TASK INSTRUCTIONS >>
Retype the lines beneath this one, from the first through the line containing "Line, XAxis, YAxis". Pictures are left out.

INFORMATION SHOWN >>

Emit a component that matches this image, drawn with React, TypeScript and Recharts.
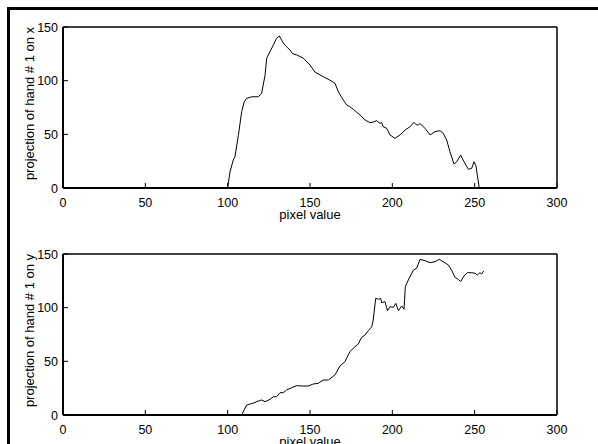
import { LineChart, Line, XAxis, YAxis } from "recharts";

// projection on x: pixel value / count
const projXPixels = [
  100, 101.4, 103.4, 104.4, 106.5, 108.5, 110, 111.5, 114.6, 118.6, 120.6, 122.7, 123.7, 125.7,
  127.7, 129.7, 131.4, 133.8, 135.5, 137.8, 139.5, 141.9, 145.9, 150, 153, 158, 162, 165.2, 167.2,
  170.2, 172.3, 174, 176.3, 178, 180.4, 183.4, 186.4, 188.5, 190.5, 192.5, 193.5, 194.5, 196.6,
  198.6, 201.6, 204.7, 207.7, 210.7, 213.1, 214.5, 215.8, 216.8, 217.8, 219.8, 222.9, 225.9, 228.9,
  230.9, 233, 235, 237.4, 239.1, 241.5, 243.5, 246.2, 248.2, 249.6, 250.8, 251.6, 252.8,
];
const projXValues = [
  0, 15, 26, 29, 49, 71, 80, 83.5, 85, 85, 88, 105, 121, 127, 133, 139.5, 141.6, 135, 132, 128.6,
  125, 124, 121, 114.6, 108, 103.7, 100.6, 97.5, 89.7, 82, 77.3, 76, 73.3, 71, 68, 63.4, 60.9, 61.5,
  62.7, 60.2, 61, 57, 55.6, 49.4, 46.3, 49.4, 54, 57, 61.2, 59, 58.7, 60, 58.7, 55.6, 49.4, 52.5,
  53.4, 51, 44.7, 33.8, 22.4, 24.5, 30.7, 24.5, 17.4, 18.3, 24.5, 20.5, 12, 0,
];

// projection on y
const projYPixels = [
  108.5, 111.5, 113.6, 115.5, 117.6, 120.6, 122.7, 125.7, 127.7, 129.7, 131.8, 133.8, 135.8, 138.9,
  141.9, 145.9, 148.9, 152, 155, 158, 161.1, 165.2, 168.2, 171.2, 174.2, 177.3, 179.3, 181.4, 183.4,
  185.4, 187.5, 188.4, 189.9, 191.5, 192.9, 193.5, 195.5, 197.1, 198.6, 200.6, 202.1, 203.7, 205.7,
  207.1, 207.9, 209.7, 212.8, 214.8, 216.8, 219.8, 222.9, 225.9, 228.5, 230.9, 234, 236, 238, 240,
  241.5, 243.5, 245.5, 248.2, 250.2, 251.6, 253.2, 254.2, 255.6,
];
const projYValues = [
  0, 9.3, 10.2, 11, 12.4, 14, 12.4, 14.6, 17, 17, 20.8, 20.8, 23.3, 25.5, 27.3, 27, 27, 28.9, 29.5,
  32.6, 32.6, 37.3, 45.7, 49.7, 59, 63.6, 66.2, 72.4, 74.5, 78.5, 82.3, 88.5, 108.7, 107.8, 108.7,
  104.6, 105.6, 97.2, 100.9, 100.3, 104, 97.2, 101.6, 98.5, 119.5, 125.8, 135, 136.7, 145, 143.8,
  141.9, 142.8, 145, 142.8, 139.8, 135, 128.3, 126.4, 124.2, 129.5, 132.6, 132.6, 132, 130.4, 132.6,
  131.4, 134.4,
];

const xTicks = [0, 50, 100, 150, 200, 250, 300];
const yTicks = [0, 50, 100, 150];

const FONT = "'Liberation Sans', Arial, Helvetica, sans-serif";

// tick labels only; the inward tick marks come from negative tickSize
const BottomTick = (props: any) => {
  const { x, y, payload } = props;
  return (
    <text x={x} y={y + 18.5} textAnchor="middle" fontSize={12.5} fontFamily={FONT} fill="#000">
      {payload.value}
    </text>
  );
};

const LeftTick = (props: any) => {
  const { x, y, payload } = props;
  return (
    <text x={x - 5} y={y} dy="0.36em" textAnchor="end" fontSize={12.5} fontFamily={FONT} fill="#000">
      {payload.value}
    </text>
  );
};

const xLabel = (props: any) => {
  const vb = props.viewBox;
  return (
    <text x={vb.x + vb.width / 2} y={vb.y + 31} textAnchor="middle" fontSize={13} fontFamily={FONT} fill="#000">
      pixel value
    </text>
  );
};

const makeYLabel = (text: string) => (props: any) => {
  const vb = props.viewBox;
  const cx = 29.5;
  const cy = vb.y + vb.height / 2 - 4;
  return (
    <text
      x={cx}
      y={cy}
      dy="0.36em"
      textAnchor="middle"
      transform={`rotate(-90, ${cx}, ${cy})`}
      fontSize={13}
      fontFamily={FONT}
      fill="#000"
    >
      {text}
    </text>
  );
};

type PanelProps = {
  data: { x: number; v: number }[];
  ylabel: string;
  top: number;
  bottom: number;
};

const Panel = ({ data, ylabel, top, bottom }: PanelProps) => (
  <LineChart width={598} height={222} data={data} margin={{ top, right: 40, left: 8, bottom: 0 }}>
    <XAxis
      dataKey="x"
      type="number"
      domain={[0, 300]}
      ticks={xTicks}
      allowDataOverflow
      height={bottom}
      tickSize={-5}
      tickMargin={5}
      tick={BottomTick}
      tickLine={{ stroke: "#000" }}
      axisLine={{ stroke: "#000", strokeWidth: 2 }}
      label={{ content: xLabel }}
    />
    <XAxis
      xAxisId="top"
      orientation="top"
      dataKey="x"
      type="number"
      domain={[0, 300]}
      ticks={xTicks}
      allowDataOverflow
      height={1}
      tickSize={-5}
      tick={false}
      tickLine={{ stroke: "#000" }}
      axisLine={{ stroke: "#000", strokeWidth: 1.5 }}
    />
    <YAxis
      type="number"
      domain={[0, 150]}
      ticks={yTicks}
      allowDataOverflow
      width={55}
      tickSize={-5}
      tickMargin={5}
      tick={LeftTick}
      tickLine={{ stroke: "#000" }}
      axisLine={{ stroke: "#000", strokeWidth: 2 }}
      label={{ content: makeYLabel(ylabel) }}
    />
    <YAxis
      yAxisId="right"
      orientation="right"
      type="number"
      domain={[0, 150]}
      ticks={yTicks}
      allowDataOverflow
      width={1}
      tickSize={-5}
      tick={false}
      tickLine={{ stroke: "#000" }}
      axisLine={{ stroke: "#000", strokeWidth: 1.5 }}
    />
    {/* invisible copy so the top/right box axes get drawn */}
    <Line
      xAxisId="top"
      yAxisId="right"
      type="linear"
      dataKey="v"
      stroke="none"
      dot={false}
      activeDot={false}
      isAnimationActive={false}
    />
    <Line
      type="linear"
      dataKey="v"
      stroke="#000"
      strokeWidth={1}
      dot={false}
      activeDot={false}
      isAnimationActive={false}
    />
  </LineChart>
);

export default function App() {
  const dataX = projXPixels.map((x, i) => ({ x, v: projXValues[i] }));
  const dataY = projYPixels.map((x, i) => ({ x, v: projYValues[i] }));
  return (
    <div
      style={{
        position: "absolute",
        left: 0,
        top: 0,
        width: 598,
        height: 444,
        overflow: "hidden",
        background: "#fff",
        fontFamily: FONT,
      }}
    >
      <div
        style={{
          position: "absolute",
          left: 7,
          top: 7,
          width: 700,
          height: 600,
          borderTop: "3px solid #000",
          borderLeft: "3px solid #000",
        }}
      />
      <div style={{ position: "absolute", left: 0, top: 0 }}>
        <Panel data={dataX} ylabel="projection of hand # 1 on x" top={26} bottom={34} />
      </div>
      <div style={{ position: "absolute", left: 0, top: 222 }}>
        <Panel data={dataY} ylabel="projection of hand # 1 on y" top={31} bottom={29} />
      </div>
    </div>
  );
}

SOLUTION >>
Emit a component that matches this image, drawn with React, TypeScript and Recharts.
import { LineChart, Line, XAxis, YAxis } from "recharts";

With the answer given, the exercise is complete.